▸ **Required task**
Report every line in the listing below where the string "matplotlib" shows up.
#### Given information
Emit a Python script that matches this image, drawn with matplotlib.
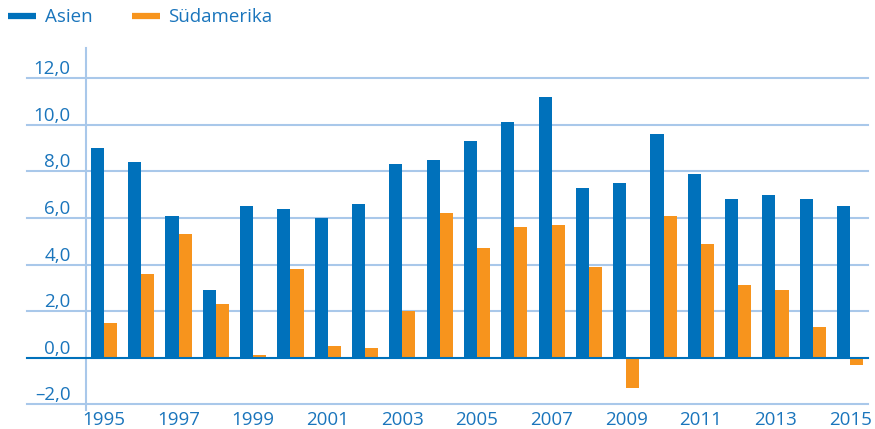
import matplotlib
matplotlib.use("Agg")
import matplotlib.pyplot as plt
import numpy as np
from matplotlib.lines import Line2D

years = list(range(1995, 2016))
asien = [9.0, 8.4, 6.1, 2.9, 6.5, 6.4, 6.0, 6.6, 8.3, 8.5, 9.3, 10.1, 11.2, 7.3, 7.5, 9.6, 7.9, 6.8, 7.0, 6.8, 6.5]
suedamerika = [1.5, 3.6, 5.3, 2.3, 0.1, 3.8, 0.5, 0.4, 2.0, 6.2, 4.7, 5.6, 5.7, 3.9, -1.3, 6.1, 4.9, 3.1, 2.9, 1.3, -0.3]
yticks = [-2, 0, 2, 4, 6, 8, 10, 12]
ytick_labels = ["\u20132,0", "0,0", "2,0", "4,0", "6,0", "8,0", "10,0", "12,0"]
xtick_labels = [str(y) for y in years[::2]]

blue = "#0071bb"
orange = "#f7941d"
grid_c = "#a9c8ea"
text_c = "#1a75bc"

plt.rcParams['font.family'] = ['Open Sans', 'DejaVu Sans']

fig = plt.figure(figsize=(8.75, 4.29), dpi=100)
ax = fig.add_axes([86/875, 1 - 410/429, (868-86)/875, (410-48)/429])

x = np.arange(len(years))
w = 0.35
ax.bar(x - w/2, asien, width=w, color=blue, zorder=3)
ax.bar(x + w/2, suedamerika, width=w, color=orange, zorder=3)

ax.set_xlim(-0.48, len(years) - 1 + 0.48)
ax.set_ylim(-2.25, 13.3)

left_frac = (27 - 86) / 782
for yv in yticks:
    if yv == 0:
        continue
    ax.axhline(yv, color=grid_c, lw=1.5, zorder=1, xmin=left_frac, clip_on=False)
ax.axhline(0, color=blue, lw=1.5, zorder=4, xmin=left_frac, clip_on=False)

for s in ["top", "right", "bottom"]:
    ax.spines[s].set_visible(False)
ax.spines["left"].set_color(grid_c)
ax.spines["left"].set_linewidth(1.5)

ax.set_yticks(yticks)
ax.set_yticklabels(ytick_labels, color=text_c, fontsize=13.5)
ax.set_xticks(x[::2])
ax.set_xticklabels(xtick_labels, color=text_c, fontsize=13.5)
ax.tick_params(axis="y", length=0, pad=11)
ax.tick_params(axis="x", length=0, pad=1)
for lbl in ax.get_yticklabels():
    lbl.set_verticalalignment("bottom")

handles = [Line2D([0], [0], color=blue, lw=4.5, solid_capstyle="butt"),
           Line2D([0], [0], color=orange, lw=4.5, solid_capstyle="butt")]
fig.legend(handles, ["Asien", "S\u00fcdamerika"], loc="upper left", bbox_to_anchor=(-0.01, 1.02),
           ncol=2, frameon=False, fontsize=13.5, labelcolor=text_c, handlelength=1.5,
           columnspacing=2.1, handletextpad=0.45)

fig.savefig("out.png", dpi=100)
########
▸ **Task solution**
Emit a Python script that matches this image, drawn with matplotlib.
import matplotlib
matplotlib.use("Agg")
import matplotlib.pyplot as plt
from matplotlib.lines import Line2D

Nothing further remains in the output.